A 20-foot monument of the late Kofi Annan will in six months stand at the entrance of the Kofi Annan Peace Keeping Training Center (KAIPC) to honour the former UN Secretary General.

The statue which will be erected on a two-foot pedestal will portray the subject of a gentle and simple personality who promoted world peace, Joy News’ Latif Iddrisu has reported.

Speaking at the sod-cutting ceremony at the entrance of KAIPC, President Akufo-Addo said the monument could also be a medium through which his wife, Nane Maria Annan, communicates with her late husband.
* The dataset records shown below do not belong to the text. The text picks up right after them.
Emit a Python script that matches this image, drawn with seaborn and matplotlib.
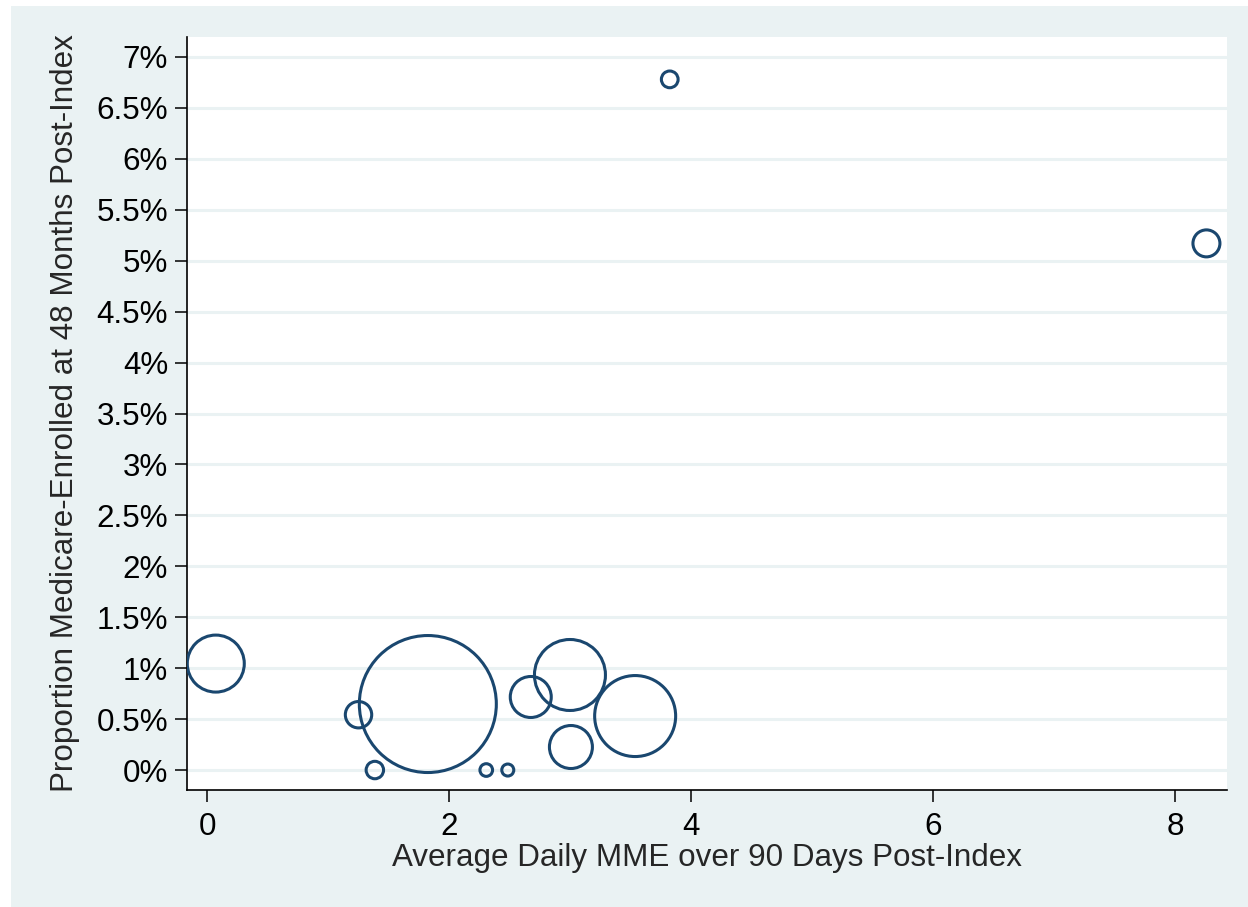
import numpy as np
import pandas as pd
import seaborn as sns
import matplotlib.pyplot as plt
from matplotlib.patches import Rectangle
from matplotlib.ticker import FuncFormatter

# bubble data
mme = [0.07, 1.25, 1.385, 1.823, 2.306, 2.484, 2.674, 2.998, 3.006, 3.537, 3.823, 8.26]
pct_medicare = [1.045, 0.543, 0.0, 0.648, 0.0, 0.0, 0.717, 0.933, 0.226, 0.530, 6.78, 5.17]
weight = [812, 174, 76, 4692, 40, 36, 420, 1260, 462, 1640, 70, 182]

y_ticks = [0, 0.5, 1, 1.5, 2, 2.5, 3, 3.5, 4, 4.5, 5, 5.5, 6, 6.5, 7]
x_ticks = [0, 2, 4, 6, 8]

df = pd.DataFrame({"mme": mme, "pct": pct_medicare, "w": weight})

navy = "#1a476f"
panel = "#eaf2f3"

sns.set_style("ticks")
plt.rcParams["font.family"] = ["Liberation Sans", "DejaVu Sans"]

fig = plt.figure(figsize=(12.48, 9.07), dpi=100)
# light stata-like panel behind the plot
fig.patches.append(Rectangle((11 / 1248, 0), 1 - 11 / 1248, 1 - 6 / 907,
                             transform=fig.transFigure, facecolor=panel,
                             edgecolor="none", zorder=-10))
ax = fig.add_axes([187 / 1248, 1 - 790 / 907, (1227 - 187) / 1248, (790 - 37) / 907])
ax.set_facecolor("white")

k = 2.0736  # pt^2 per weight unit
sns.scatterplot(data=df, x="mme", y="pct", size="w",
                sizes=(min(weight) * k, max(weight) * k),
                facecolors="none", edgecolor=navy, linewidth=2.2,
                legend=False, ax=ax, zorder=3)

ax.set_xlim(-0.168, 8.43)
ax.set_ylim(-0.196, 7.196)
ax.set_xticks(x_ticks)
ax.set_yticks(y_ticks)
ax.yaxis.set_major_formatter(FuncFormatter(lambda v, p: f"{v:g}%"))
ax.grid(axis="y", color=panel, linewidth=2.2, zorder=1)
ax.set_axisbelow(True)

for s in ["top", "right"]:
    ax.spines[s].set_visible(False)
for s in ["left", "bottom"]:
    ax.spines[s].set_color("black")
    ax.spines[s].set_linewidth(1.2)

ax.tick_params(axis="both", labelsize=22.6, length=8.6, width=1.1,
               color="black", labelcolor="black", pad=5)
ax.tick_params(axis="x", pad=7)
ax.set_xlabel("Average Daily MME over 90 Days Post-Index", fontsize=22.6, labelpad=1)
ax.set_ylabel("Proportion Medicare-Enrolled at 48 Months Post-Index", fontsize=22.6,
              labelpad=12)

fig.savefig("out.png", dpi=100)
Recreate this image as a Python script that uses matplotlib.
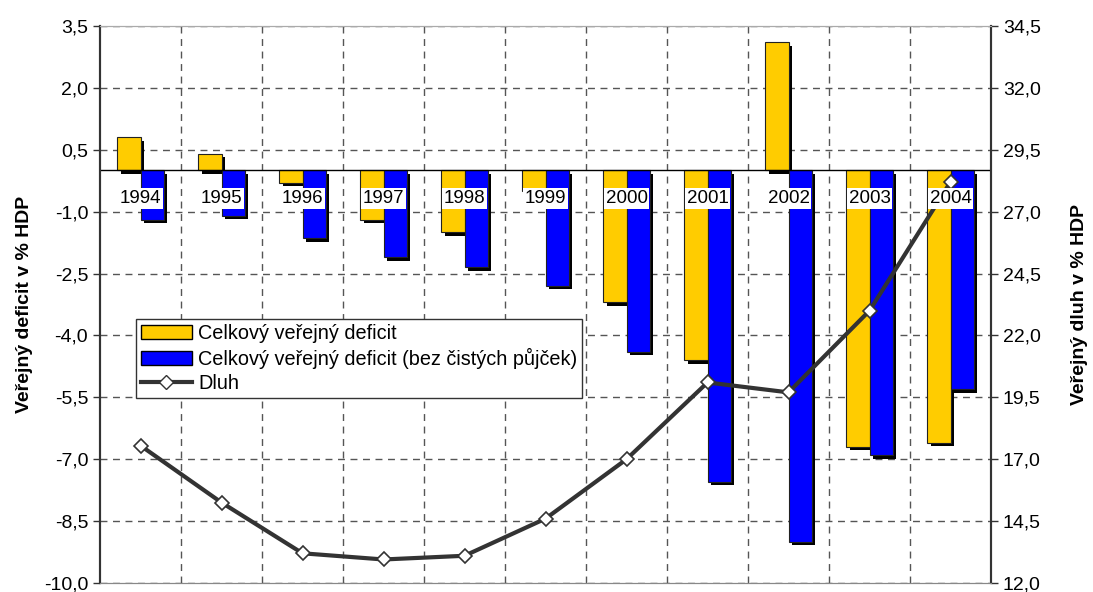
import matplotlib
matplotlib.use("Agg")
import matplotlib.pyplot as plt
import matplotlib.transforms as mtransforms
from matplotlib.patches import Patch
from matplotlib.lines import Line2D
from matplotlib.ticker import FuncFormatter
import numpy as np

plt.rcParams["font.family"] = ["Liberation Sans", "DejaVu Sans"]

# Deficit and debt of the public sector, % of GDP
years = ["1994", "1995", "1996", "1997", "1998", "1999",
         "2000", "2001", "2002", "2003", "2004"]
deficit_total = [0.8, 0.4, -0.3, -1.2, -1.5, -0.5, -3.2, -4.6, 3.1, -6.7, -6.6]
deficit_no_loans = [-1.2, -1.1, -1.65, -2.1, -2.35, -2.8, -4.4, -7.55, -9.0, -6.9, -5.3]
debt = [17.55, 15.25, 13.2, 12.95, 13.1, 14.6, 17.0, 20.1, 19.7, 23.0, 28.2]

left_ticks = np.arange(-10, 3.6, 1.5)
right_ticks = np.arange(12, 34.6, 2.5)

YELLOW = "#FFCC00"
BLUE = "#0000FF"
LINE = "#333333"

comma = FuncFormatter(lambda v, p: f"{v:.1f}".replace(".", ","))

fig = plt.figure(figsize=(10.93, 5.92), dpi=100)
ax1 = fig.add_axes([0.0915, 0.0152, 0.8152, 0.9409])
ax2 = ax1.twinx()

x = np.arange(len(years))
w = 0.285

# drop shadows: same bars shifted a few pixels right/down
shadow = mtransforms.offset_copy(ax1.transData, fig=fig, x=3.5, y=-3.5, units="dots")
ax1.bar(x - w / 2, deficit_total, w, color="black", transform=shadow, zorder=2)
ax1.bar(x + w / 2, deficit_no_loans, w, color="black", transform=shadow, zorder=2)

ax1.bar(x - w / 2, deficit_total, w, color=YELLOW, edgecolor="#222222",
        linewidth=0.8, zorder=3)
ax1.bar(x + w / 2, deficit_no_loans, w, color=BLUE, edgecolor="#222222",
        linewidth=0.8, zorder=3)
ax1.axhline(0, color="black", linewidth=1, zorder=4)

ax1.set_xlim(-0.5, len(years) - 0.5)
ax1.set_ylim(-10, 3.5)
ax1.set_yticks(left_ticks)
ax1.yaxis.set_major_formatter(comma)
ax1.set_xticks([])
ax1.set_xticks(np.arange(0.5, len(years) - 0.5, 1), minor=True)
ax1.tick_params(axis="x", which="both", length=0)
ax1.grid(True, axis="y", which="major", color="#555555", linestyle=(0, (5, 4)), linewidth=1)
ax1.grid(True, axis="x", which="minor", color="#555555", linestyle=(0, (5, 4)), linewidth=1)
ax1.set_axisbelow(True)
ax1.set_ylabel("Veřejný deficit v % HDP", fontsize=14, fontweight="bold", labelpad=8)

# debt line on the right axis
ax2.plot(x, debt, color=LINE, linewidth=3, marker="D", markersize=7,
         markerfacecolor="white", markeredgecolor=LINE, markeredgewidth=1.2, zorder=5)
ax2.set_ylim(12, 34.5)
ax2.set_yticks(right_ticks)
ax2.yaxis.set_major_formatter(comma)
ax2.set_ylabel("Veřejný dluh v % HDP", fontsize=14, fontweight="bold", labelpad=22)

for ax in (ax1, ax2):
    ax.tick_params(axis="y", labelsize=14, length=5, width=1, color="#333333")
    ax.spines["left"].set_color("#333333")
    ax.spines["right"].set_color("#333333")
    ax.spines["left"].set_linewidth(1.5)
    ax.spines["right"].set_linewidth(1.5)
    ax.spines["top"].set_color("#AAAAAA")
    ax.spines["bottom"].set_color("#888888")

# year labels sit just under the zero line, above the debt line
for i, yr in enumerate(years):
    ax2.annotate(yr, xy=(i, 0), xycoords=ax1.transData, xytext=(0, -20),
                 textcoords="offset points", ha="center", va="center", fontsize=13.5,
                 bbox=dict(boxstyle="square,pad=0.1", facecolor="white", edgecolor="none"),
                 zorder=6)

handles = [
    Patch(facecolor=YELLOW, edgecolor="black", linewidth=1),
    Patch(facecolor=BLUE, edgecolor="black", linewidth=1),
    Line2D([], [], color=LINE, linewidth=3, marker="D", markersize=7,
           markerfacecolor="white", markeredgecolor=LINE),
]
labels = ["Celkový veřejný deficit",
          "Celkový veřejný deficit (bez čistých půjček)",
          "Dluh"]
leg = ax2.legend(handles, labels, loc="upper left", bbox_to_anchor=(0.04, 0.474),
                 fontsize=14.3, frameon=True, fancybox=False, framealpha=1,
                 edgecolor="#333333", borderpad=0.25, labelspacing=0.25,
                 handlelength=2.6, handletextpad=0.3, borderaxespad=0)
leg.get_frame().set_linewidth(1)
leg.set_zorder(10)

fig.savefig("out.png", dpi=100)
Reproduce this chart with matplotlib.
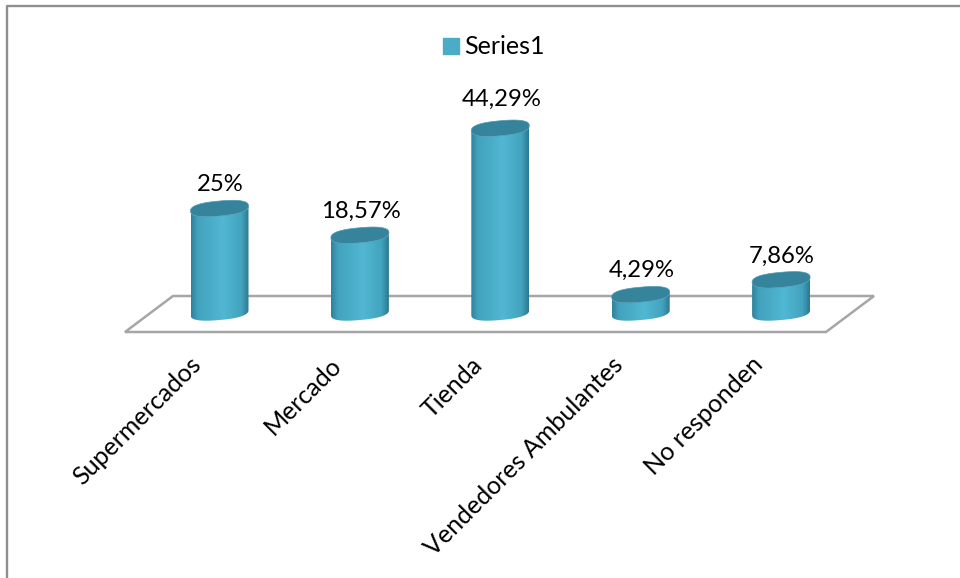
import numpy as np
import matplotlib
matplotlib.use("Agg")
import matplotlib.pyplot as plt
from matplotlib.patches import PathPatch, Patch, Polygon
from matplotlib.path import Path

plt.rcParams["font.family"] = ["Lato", "DejaVu Sans"]

categories = ["Supermercados", "Mercado", "Tienda", "Vendedores Ambulantes", "No responden"]
values = [25, 18.57, 44.29, 4.29, 7.86]
value_labels = ["25%", "18,57%", "44,29%", "4,29%", "7,86%"]
series_name = "Series1"

# the whole figure is one axes in pixels, the 3d look is drawn by hand
fig = plt.figure(figsize=(9.6, 5.78), dpi=100)
ax = fig.add_axes([0, 0, 1, 1])
ax.set_xlim(0, 960)
ax.set_ylim(578, 0)
ax.axis("off")

BASE_Y = 312.5
PX_PER_PCT = 4.16
FIRST_X = 219.5
STEP_X = 140.4
RX = 29
RY = 7.5
TILT = -5
label_gap = [24, 24, 29, 24, 23]

# chart frame
ax.plot([7, 7, 960], [578, 5.5, 5.5], color="#8f8f8f", lw=1.7, zorder=1)

# floor
ax.add_patch(Polygon([(125, 332), (826, 332), (874, 296), (173, 296)], closed=True,
                     fill=False, edgecolor="#a6a6a6", lw=1.8, zorder=1))

# horizontal shading of the cylinder
stops = np.array([0, 0.12, 0.55, 0.87, 1])
cols = np.array([[0x2f, 0x82, 0x9c], [0x42, 0xa3, 0xbe], [0x51, 0xb7, 0xd2],
                 [0x43, 0xa4, 0xbf], [0x2c, 0x78, 0x90]]) / 255
xs = np.linspace(0, 1, 120)
grad = np.stack([np.interp(xs, stops, cols[:, i]) for i in range(3)], axis=-1)[None, :, :]


def ellipse_pts(cx, cy, a0, a1, n=60):
    # slightly squarer than a true ellipse, like the office 3d cylinder
    t = np.radians(np.linspace(a0, a1, n))
    x = RX * np.sign(np.cos(t)) * np.abs(np.cos(t)) ** 0.8
    y = RY * np.sign(np.sin(t)) * np.abs(np.sin(t)) ** 0.8
    return np.column_stack([cx + x, cy + y + x * np.sin(np.radians(TILT))])


for i, (val, lab) in enumerate(zip(values, value_labels)):
    cx = FIRST_X + i * STEP_X
    top = BASE_Y - val * PX_PER_PCT
    # body: lower half of base ellipse, then back over the top
    low = ellipse_pts(cx, BASE_Y, 180, 0)
    up = ellipse_pts(cx, top, 0, 180)
    pts = np.vstack([low, up, low[:1]])
    clip = PathPatch(Path(pts), fc="none", ec="none", transform=ax.transData)
    ax.add_patch(clip)
    im = ax.imshow(grad, extent=[cx - RX, cx + RX, BASE_Y + 20, top - 20], aspect="auto", zorder=3)
    im.set_clip_path(clip)
    # top cap
    cap = Polygon(ellipse_pts(cx, top, 0, 360), closed=True, fc="#36839c", ec="#4f9bb2", lw=0.5, zorder=4)
    ax.add_patch(cap)
    ax.text(cx + 1, top - label_gap[i], lab, ha="center", va="center", fontsize=17.2, color="black", zorder=5)
    # category label, rotated, ends under the bar
    ax.text(cx - 30, 353, categories[i], rotation=45, rotation_mode="anchor", ha="right", va="top",
            fontsize=18, color="black", zorder=5)

ax.set_xlim(0, 960)
ax.set_ylim(578, 0)

ax.legend(handles=[Patch(color="#4bacc6", label=series_name)], loc="center",
          bbox_to_anchor=(494 / 960, 1 - 47 / 578), frameon=False, fontsize=18,
          handlelength=0.62, handleheight=0.62, handletextpad=0.22)

fig.savefig("out.png", dpi=100)
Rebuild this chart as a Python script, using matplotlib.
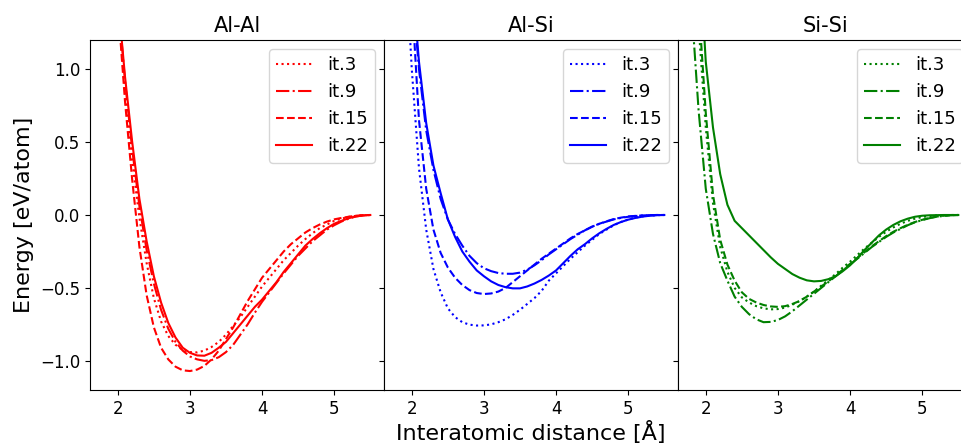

“I have the honour of cutting the sod today in honour of one of the most illustrious of our compatriots. There is not too much of the life of Kofi Annan that has not been said.

“But for me what I see and what I remember is the man of principle, a man who valued important concepts in life, and who lived his life according to those values

“Very few of us can claim that but he did that.  And that is the reason why a grateful posterity has found it necessary to honour him,” Akufo-Addo said.

Responding to the gesture, wife of the late statesman, said the family is grateful for the gesture.

“I and the family want to thank all of you who have supported us and embraced us on during the difficult moment We have to continue to work in his spirit,” Nane Maria Annan said.
Former United Nations Secretary-General Kofi Annan died in 2018. He was 80.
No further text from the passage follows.